Carette, Jacques carette at mcmaster.ca
Thu Dec 17 22:47:54 UTC 2020


Excellent question. I am not focused on any project/applications in particular. I do have a personal bias towards “languages” and processing of them. Haskell really excels at that.  I’m getting the students in my *grad* class (on generative programming) to do partial evaluators using finally tagless the way “it should have been done” in the paper, if we’d been all-knowing 10 years ago 😉 .  I don’t think we’ll get to that in the undergrad class. Maybe as bonus questions.

Thanks for the timely reminder to try extra-hard to put all the features in context. My background being Pure Math (long ago), that sometimes leads me to forget that abstraction for abstraction’s sake isn’t everyone’s cup of tea!

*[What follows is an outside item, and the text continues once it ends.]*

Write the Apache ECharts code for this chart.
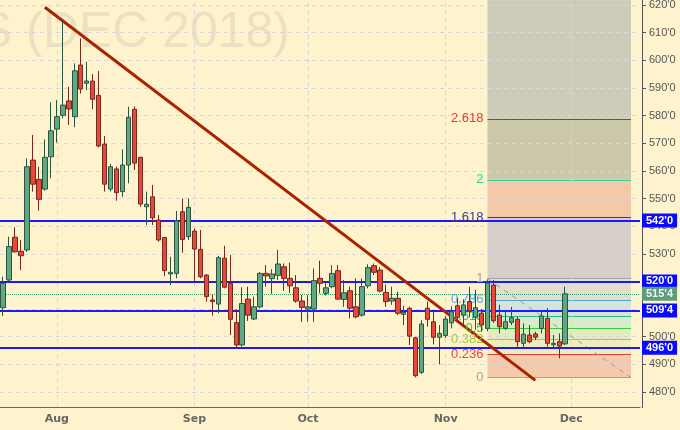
<!DOCTYPE html>
<html lang="en">

<head>
  <meta charset="utf-8">
  <title>Soybeans (Dec 2018)</title>
  <script src="https://cdn.jsdelivr.net/npm/echarts@6/dist/echarts.min.js"></script>
  <style>
    html, body { margin: 0; padding: 0; background: #fff3cd; }
    #main { width: 680px; height: 430px; }
  </style>
</head>

<body>
  <div id="main"></div>

  <script>
    // trading days from Jul 19 2018, weekends and exchange holidays skipped
    var holidays = ['2018-09-03', '2018-11-22'];
    var dates = [];
    var day = new Date(Date.UTC(2018, 6, 19));
    while (dates.length < 107) {
      var wd = day.getUTCDay();
      var s = day.toISOString().slice(0, 10);
      if (wd !== 0 && wd !== 6 && holidays.indexOf(s) < 0) dates.push(s);
      day.setUTCDate(day.getUTCDate() + 1);
    }
    var monthNames = ['Jan', 'Feb', 'Mar', 'Apr', 'May', 'Jun', 'Jul', 'Aug', 'Sep', 'Oct', 'Nov', 'Dec'];
    var monthStarts = ['2018-08-01', '2018-09-04', '2018-10-01', '2018-11-01', '2018-12-03'];

    // daily prices, cents per bushel
    var opens = [
      510.5, 520.5, 536.0, 530.9, 531.4, 563.9, 556.9, 553.4, 565.1, 575.1,
      580.1, 585.3, 579.6, 598.3, 591.7, 592.5, 587.3, 569.7, 553.4, 560.7,
      552.5, 562.1, 582.3, 564.9, 547.0, 550.6, 542.2, 535.9, 522.7, 522.9,
      545.2, 536.2, 538.2, 531.6, 522.3, 513.3, 511.8, 528.4, 519.3, 505.1,
      497.0, 513.6, 506.4, 510.8, 522.9, 521.0, 522.2, 525.3, 521.1, 517.7,
      512.9, 510.0, 510.0, 521.1, 515.7, 518.1, 523.9, 513.5, 516.6, 510.8,
      507.8, 518.4, 525.7, 524.1, 516.0, 512.9, 513.9, 508.1, 510.3, 499.6,
      487.1, 510.3, 505.4, 499.8, 500.4, 505.0, 511.2, 507.8, 512.7, 507.0,
      508.5, 503.0, 518.7, 507.8, 503.0, 505.2, 506.3, 497.6, 500.6, 501.0,
      503.0, 506.6, 497.1, 498.2, 497.4
    ];
    var closes = [
      519.3, 532.6, 530.7, 529.3, 561.5, 555.2, 549.7, 564.9, 574.5, 579.6,
      583.8, 582.4, 596.2, 589.6, 592.5, 585.9, 569.0, 555.2, 561.5, 552.1,
      562.1, 579.4, 562.8, 548.0, 547.9, 543.0, 535.0, 523.9, 523.3, 541.9,
      535.2, 546.8, 531.7, 521.7, 514.5, 512.7, 528.6, 517.9, 506.3, 497.0,
      512.0, 507.8, 510.8, 522.9, 522.0, 522.7, 526.3, 521.1, 518.4, 512.9,
      510.6, 510.8, 520.3, 519.3, 517.7, 522.9, 513.6, 515.9, 510.3, 507.2,
      518.1, 525.0, 523.3, 516.5, 512.7, 513.9, 508.5, 508.8, 500.2, 485.9,
      504.6, 506.3, 499.8, 501.2, 506.4, 509.0, 507.0, 511.5, 509.3, 510.5,
      504.2, 519.4, 505.8, 503.6, 505.4, 506.9, 498.2, 500.9, 498.2, 499.8,
      507.5, 497.6, 497.6, 496.6, 515.5
    ];
    var lows = [
      507.5, 519.9, 530.4, 524.1, 530.7, 552.5, 545.6, 552.8, 557.3, 570.2,
      579.0, 576.6, 575.8, 588.0, 589.2, 582.3, 568.5, 552.5, 552.5, 549.2,
      550.6, 555.5, 560.3, 547.0, 540.4, 540.4, 534.4, 521.9, 518.7, 521.1,
      530.4, 535.0, 519.9, 521.1, 512.7, 507.6, 508.5, 517.5, 500.6, 496.0,
      496.4, 505.7, 506.0, 510.2, 518.1, 515.4, 520.5, 516.6, 515.9, 512.3,
      505.4, 505.4, 505.4, 515.7, 514.9, 517.5, 513.3, 510.8, 506.6, 506.6,
      507.2, 517.5, 522.3, 516.0, 510.8, 511.5, 507.8, 504.2, 497.0, 485.3,
      486.5, 503.6, 497.2, 490.0, 499.5, 503.0, 505.5, 504.5, 507.0, 502.5,
      502.0, 502.0, 505.0, 501.2, 502.4, 504.2, 496.4, 495.8, 497.6, 498.8,
      501.2, 496.4, 495.8, 492.2, 497.0
    ];
    var highs = [
      521.7, 536.2, 539.6, 535.0, 564.5, 573.0, 561.5, 571.4, 584.8, 585.6,
      614.0, 590.4, 598.9, 607.9, 599.5, 595.0, 596.1, 572.6, 562.5, 561.5,
      567.8, 583.2, 583.3, 565.1, 552.5, 554.9, 544.0, 536.1, 528.9, 545.5,
      550.0, 550.0, 539.2, 538.6, 522.6, 515.1, 529.2, 532.9, 529.6, 510.0,
      517.9, 518.1, 514.5, 523.4, 525.9, 524.4, 531.4, 526.5, 526.8, 522.3,
      515.1, 515.1, 524.7, 527.5, 519.8, 525.9, 525.9, 520.5, 518.1, 521.1,
      521.0, 526.2, 526.5, 525.2, 518.9, 518.1, 516.3, 511.2, 510.8, 500.0,
      506.0, 512.7, 509.0, 504.2, 507.5, 511.0, 514.0, 513.5, 518.0, 517.0,
      510.0, 520.7, 520.5, 511.5, 509.0, 510.8, 507.2, 504.8, 504.2, 501.8,
      509.7, 510.3, 500.6, 501.2, 518.1
    ];

    // support / resistance levels and last price
    var levels = [542, 520, 509.5, 496];
    var lastPrice = 515.5;

    // trend line end points
    var trendLine = [['2018-07-30', 619.2], ['2018-11-23', 484.2]];

    // fibonacci extension, drawn from level 0 to level 1
    var fibFrom = '2018-11-12';
    var fibTo = '2018-12-17';
    var fibZero = 485.25;
    var fibOne = 521;
    var fibRatios = [0, 0.236, 0.382, 0.5, 0.618, 0.786, 1, 1.618, 2, 2.618];
    var fibLabels = ['0', '0.236', '0.382', '0.5', '0.618', '0.786', '1', '1.618', '2', '2.618'];
    var fibLineColors = ['#a3a3a3', '#d8413c', '#a8c83a', '#3ccb3c', '#2cba86', '#4aa3df', '#a3a3a3', '#3b3b98', '#2fd193', '#a8352a'];
    var fibTextColors = ['#a3a3a3', '#e0484a', '#a6c93a', '#3ccb3c', '#2cba86', '#55a8e2', '#a3a3a3', '#3b3b98', '#2fd193', '#e0393e'];
    var fibFills = ['#f5c9ab', '#f1ecbc', '#e3ecbe', '#d8ebcb', '#d3e5d8', '#e2ddcc', '#d8cec9', '#f4c9a9', '#cbc9a9', '#cdcbb9'];

    var BG = '#fff3cd';
    var axisFloor = 474.6; // price where the date axis sits

    function fmt(v) {
      var whole = Math.floor(v + 1e-9);
      return whole + "'" + Math.round((v - whole) * 8);
    }

    function isMonthStart(index, value) {
      return index > 0 && value.slice(5, 7) !== dates[index - 1].slice(5, 7);
    }

    var candles = opens.map(function(o, i) {
      return [o, closes[i], lows[i], highs[i]];
    });

    var fibValue = function(r) { return fibZero + r * (fibOne - fibZero); };

    var fibBands = fibRatios.map(function(r, i) {
      var top = i < fibRatios.length - 1 ? fibValue(fibRatios[i + 1]) : 630;
      return [
        { xAxis: fibFrom, yAxis: fibValue(r), itemStyle: { color: fibFills[i] } },
        { xAxis: fibTo, yAxis: top }
      ];
    });

    var fibLines = fibRatios.map(function(r, i) {
      return [
        {
          coord: [fibFrom, fibValue(r)],
          lineStyle: { color: fibLineColors[i], width: 1, type: 'solid' },
          label: {
            show: true, position: 'start', distance: 4, formatter: fibLabels[i],
            color: fibTextColors[i], fontSize: 13, fontFamily: 'Liberation Sans'
          }
        },
        { coord: [fibTo, fibValue(r)] }
      ];
    });
    fibLines.push([
      { coord: [fibFrom, fibOne], lineStyle: { color: '#9a9a9a', width: 1, type: [5, 5] }, label: { show: false } },
      { coord: [fibTo, fibZero] }
    ]);

    var monthLines = monthStarts.map(function(m) {
      return [{ coord: [m, axisFloor] }, { coord: [m, 630] }];
    });

    var levelLines = levels.map(function(v) {
      return {
        yAxis: v,
        lineStyle: { color: '#1a1aff', width: 2, type: 'solid' },
        label: {
          show: true, position: 'end', distance: 2, formatter: fmt(v),
          color: '#fff', backgroundColor: '#0a0aff', padding: [2, 4, 1, 4],
          fontSize: 11, fontWeight: 'bold', fontFamily: 'Liberation Sans'
        }
      };
    });
    levelLines.push({
      yAxis: lastPrice,
      lineStyle: { color: '#3f9a6c', width: 1, type: 'dotted' },
      label: {
        show: true, position: 'end', distance: 2, formatter: fmt(lastPrice),
        color: '#f4f4f4', backgroundColor: '#5e9c7c', padding: [2, 4, 1, 4],
        fontSize: 11, fontWeight: 'bold', fontFamily: 'Liberation Sans'
      }
    });
    levelLines.push([
      { coord: trendLine[0], lineStyle: { color: '#aa2200', width: 3, type: 'solid' }, label: { show: false } },
      { coord: trendLine[1] }
    ]);

    var myChart = echarts.init(document.getElementById('main'));

    var option = {
      animation: false,
      backgroundColor: BG,
      // grid runs past the canvas so the price scale is 470..630 with 10-cent steps
      grid: { left: 0, right: 40, top: -22.6, bottom: 10.4, outerBoundsMode: 'none', containLabel: false },
      graphic: [{
        type: 'text',
        x: 290,
        y: 33,
        z: 0,
        silent: true,
        style: {
          text: 'SOYBEANS (DEC 2018)',
          font: '50px "Liberation Sans"',
          fill: '#ebe0c1',
          align: 'right',
          verticalAlign: 'middle'
        }
      }, {
        type: 'rect',
        z: 100,
        silent: true,
        shape: { x: 620, y: 408, width: 60, height: 22 },
        style: { fill: BG }
      }],
      xAxis: {
        type: 'category',
        data: dates,
        boundaryGap: true,
        offset: -12.6,
        z: 3,
        axisLine: { onZero: false, lineStyle: { color: '#666', width: 1 } },
        axisTick: { alignWithLabel: true, interval: isMonthStart, length: 4, lineStyle: { color: '#666' } },
        axisLabel: {
          interval: isMonthStart,
          formatter: function(v) { return monthNames[+v.slice(5, 7) - 1]; },
          color: '#666',
          fontWeight: 'bold',
          fontSize: 11,
          fontFamily: 'DejaVu Sans',
          margin: 7
        },
        splitLine: { show: false }
      },
      yAxis: {
        type: 'value',
        position: 'right',
        min: 470,
        max: 630,
        interval: 10,
        offset: 2,
        z: 3,
        axisLine: { show: true, lineStyle: { color: '#555' } },
        axisTick: { show: true, length: 4, lineStyle: { color: '#555' } },
        axisLabel: {
          color: '#555',
          fontSize: 11,
          fontFamily: 'Liberation Sans',
          margin: 7,
          showMinLabel: false,
          showMaxLabel: false,
          formatter: fmt
        },
        splitLine: {
          show: true,
          showMinLine: false,
          showMaxLine: false,
          lineStyle: { color: '#d5d7dd', width: 1, type: [4, 4] }
        }
      },
      series: [{
        name: 'fib',
        type: 'line',
        z: 1,
        data: [],
        markArea: { silent: true, data: fibBands },
        markLine: { silent: true, symbol: ['none', 'none'], data: fibLines }
      }, {
        name: 'months',
        type: 'line',
        z: 2,
        data: [],
        markLine: {
          silent: true,
          symbol: ['none', 'none'],
          label: { show: false },
          lineStyle: { color: '#d5d7dd', width: 1, type: [4, 4] },
          data: monthLines
        }
      }, {
        name: 'price',
        type: 'candlestick',
        z: 5,
        barWidth: 5,
        data: candles,
        itemStyle: {
          color: '#5fa882',
          color0: '#e5493a',
          borderColor: '#2a5440',
          borderColor0: '#76281c',
          borderWidth: 1
        }
      }, {
        name: 'lines',
        type: 'line',
        z: 6,
        data: [],
        markLine: {
          silent: true,
          symbol: ['none', 'none'],
          data: levelLines
        }
      }]
    };

    myChart.setOption(option);
  </script>
</body>

</html>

Certainly things like you mention are excellent topics that fits well with the kinds of programs that I like to write, and that Haskell is fairly well suited for (I’m become an Agda fanboy, so it feels like I’m really slumming it by coding in Haskell, even worse when I’m working in my metaocaml code base).

From: Tikhon Jelvis <tikhon at jelv.is>
Sent: December 16, 2020 10:42 PM
To: Carette, Jacques <carette at mcmaster.ca>
Cc: haskell-cafe <haskell-cafe at haskell.org>
Subject: Re: [Haskell-cafe] Intermediate Modern Haskell

What kind of projects and applications are you focused on? In my experience, the difficulty in learning—and teaching—"advanced" Haskell topics is less in the topic itself and more in the level of abstraction involved. I know that I struggled with GADTs and even existential types not because of the features themselves but because I had real trouble putting the features into context and understanding how I would use them. Just *why* are those abstractions in particular interesting?

I can recommend some of my personal favorite topics like streaming libraries, FRP, automatic differentiation and the probability monad, but whether that recommendation makes sense depends on how you want to use those topics. Alternatively, if you have some specific things you would want to build with the class, we could suggest topics that fit those goals.

On Wed, Dec 16, 2020, 19:22 Jacques Carette <carette at mcmaster.ca<mailto:carette at mcmaster.ca>> wrote:

I will be teaching a second Haskell course next semester.  Let's assume that

Introducing functional programming

Getting started with Haskell and GHCi

Basic types and definitions

Designing and writing programs

Data types, tuples and lists

Programming with lists

Defining functions over lists

Playing the game: I/O in Haskell

Reasoning about programs

Generalization: patterns of computation

Higher-order functions

Developing higher-order programs

Overloading, type classes and type checking

Algebraic types



(i.e. the first chapters of Thompson's Haskell: the Craft of Functional Programming book is "beginner, classic Haskell".  The next few chapters, namely

Abstract data types

Lazy programming

Programming with monads

Domain-Specific Languages

Time and space behaviour



would be (re)done at the start of such a second course. The question for cafe is: what else? I will likely cover:
- Typeclassopedia
- finally tagless
- Template Haskell
- Optics
- GADTs
- recursion schemes



I should probably cover parser combinators, pretty-printing, cabal&stack. I know that http://dev.stephendiehl.com/hask/ gives me one heck of a smorgasbord of options, which is kind of a problem.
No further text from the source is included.